Medical Tribune
14. Aug. 2024An der Zuckerkrankheit selbst liegt es nicht

Wie Typ-1-Diabetes das Krebsrisiko erhöht

Menschen mit Typ-1-Diabetes haben generell ein erhöhtes Krebsrisiko. Eine Nierentransplantation steigert die Tumorgefahr noch einmal deutlich. Liegt das an der Immunsuppression? Oder ist die diabetesbedingte Nierenerkrankung ursächlich?

Eine dialysepflichtige Nierenerkrankung im Zusammenhang mit Diabetes erhöht das Krebsrisiko noch nicht.
Peter Atkins/stock.adobe.com
Eine dialysepflichtige Nierenerkrankung im Zusammenhang mit Diabetes erhöht das Krebsrisiko noch nicht.

Welche Rolle diabetesbezogene Faktoren bei der Tumorentstehung spielen, ist bislang unklar, schreiben Dr. Maija Feodoroff vom Folkhälsan Research Centre in Helsinki und ihre Kollegen (1).

Sie untersuchten diesen Zusammenhang in einer finnischen Kohorte mit über 5000 Typ-1-Diabetikern und rund 14.000 Kontrollpersonen ohne die Autoimmunerkrankung. Sie verglichen die standardisierten Inzidenzraten (SIR) verschiedener Krebsarten der beiden Gruppen in Abhängigkeit vom Status einer diabetischen Nierenerkrankung.

Erhöhtes Krebsrisiko in der Diabetes-Gruppe

Im Vergleich zur Kontrollgruppe war das allgemeine Krebsrisiko von Menschen mit der Stoffwechselstörung erhöht (SIR 1,14). Der Wert für Nierentransplantatempfänger lag jedoch fast fünfmal höher (SIR 4,78), während das Risiko der anderen Patienten knapp unter dem der Kontrollgruppe lag (SIR 0,92).

Diabetiker ohne Transplantat hatten sogar ein 50 bzw. 60 Prozent niedrigeres Risiko für Prostata- und Harnwegskrebs. Auch die Wahrscheinlichkeit für Neoplasien in den Atemwegen und intrathorakalen Organen war bei ihnen geringer.

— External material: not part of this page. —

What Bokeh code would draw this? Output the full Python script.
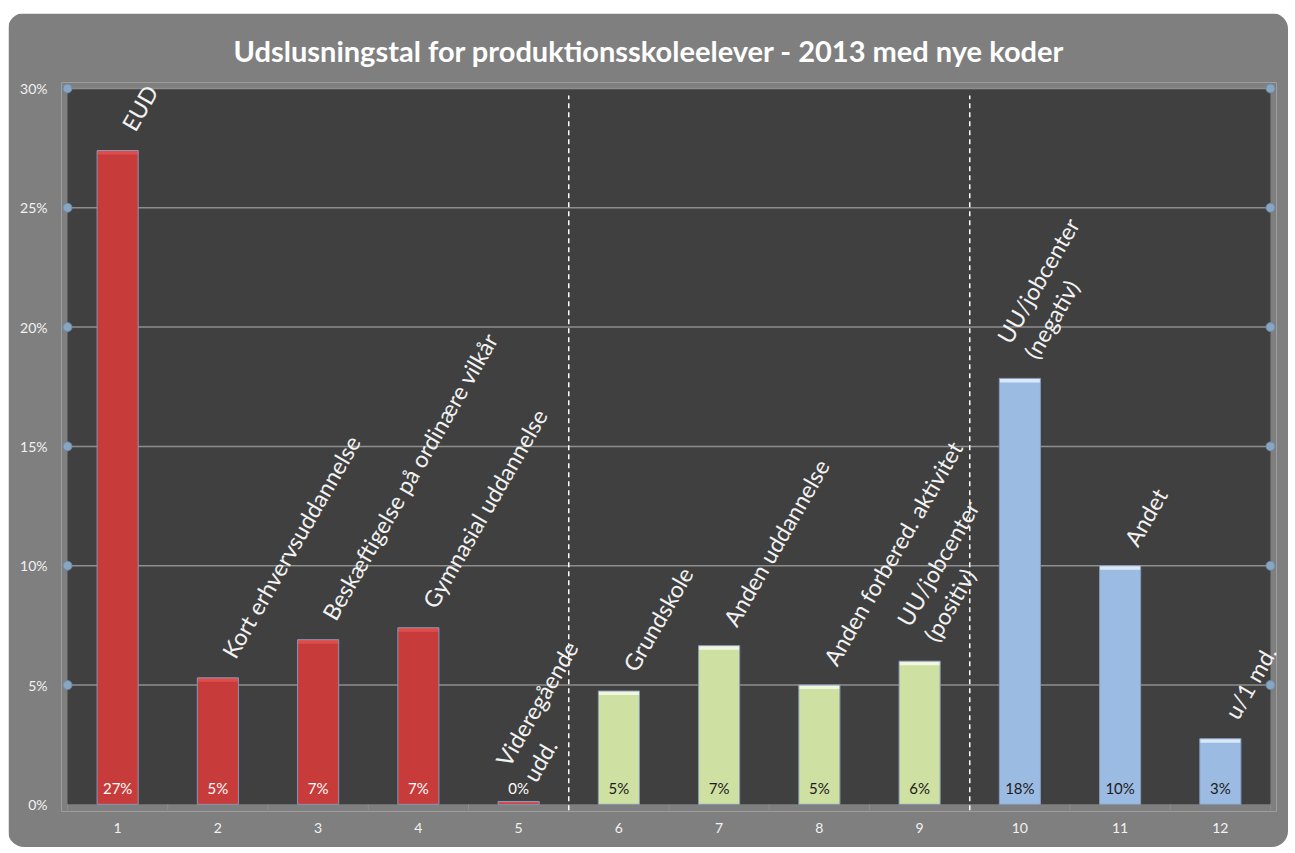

Nach einer Nierentransplantation stieg insbesondere die Gefahr für nichtmelanozytären Hautkrebs (SIR 14,50), aber auch für maligne hämatologische Erkrankungen, Melanome und Mund- oder Rachenkrebs. Einzig das Risiko für Schilddrüsentumoren war bei allen Menschen mit Typ-1-Diabetes grösser als bei den Kontrollpersonen.

Kein Zusammenhang mit Insulindosis oder HbA1c

Untersuchung der diabetesbezogenen Faktoren

Ein wesentlicher Aspekt der Studie war die Untersuchung des Zusammenhangs zwischen diabetesbezogenen Faktoren und dem Krebsrisiko. Dabei zeigte sich, dass allgemeine Parameter wie Alter und Raucherstatus das Risiko für alle Teilnehmer beeinflussten.

Allerdings fanden die Wissenschaftler keinen signifikanten Zusammenhang zwischen der Insulindosis oder dem HbA1c-Wert und dem Krebsrisiko. Diese Ergebnisse deuten darauf hin, dass andere Faktoren als die glykämische Kontrolle eine grössere Rolle bei der Entstehung von Krebs bei Menschen mit Typ-1-Diabetes spielen könnten.

Krebsrisiko stieg erst nach einer Nierentransplantation an

Interessanterweise beeinflussten eine schwere Albuminurie oder die Notwendigkeit einer Dialyse das Krebsrisiko nicht direkt. Erst nach einer Nierentransplantation stieg das Risiko deutlich an. Dies legt nahe, dass die Immunsuppression, die nach einer Transplantation notwendig ist, ein wesentlicher Faktor für das erhöhte Krebsrisiko ist. Immunsuppressiva sind ein gesicherter Risikofaktor für die Entwicklung von Krebs bei Empfängern von Spenderorganen. Diese Medikamente unterdrücken das Immunsystem, um die Abstossung des transplantierten Organs zu verhindern, beeinträchtigen jedoch auch die Überwachung und Beseitigung von Krebszellen.

Die Ergebnisse dieser Studie unterstreichen die Notwendigkeit einer sorgfältigen Überwachung und eines gezielten Krebs-Screenings, insbesondere bei Patienten, die eine Nierentransplantation erhalten haben. Gleichzeitig werfen sie Fragen über die besten Strategien zur Reduzierung des Krebsrisikos in dieser Bevölkerungsgruppe auf.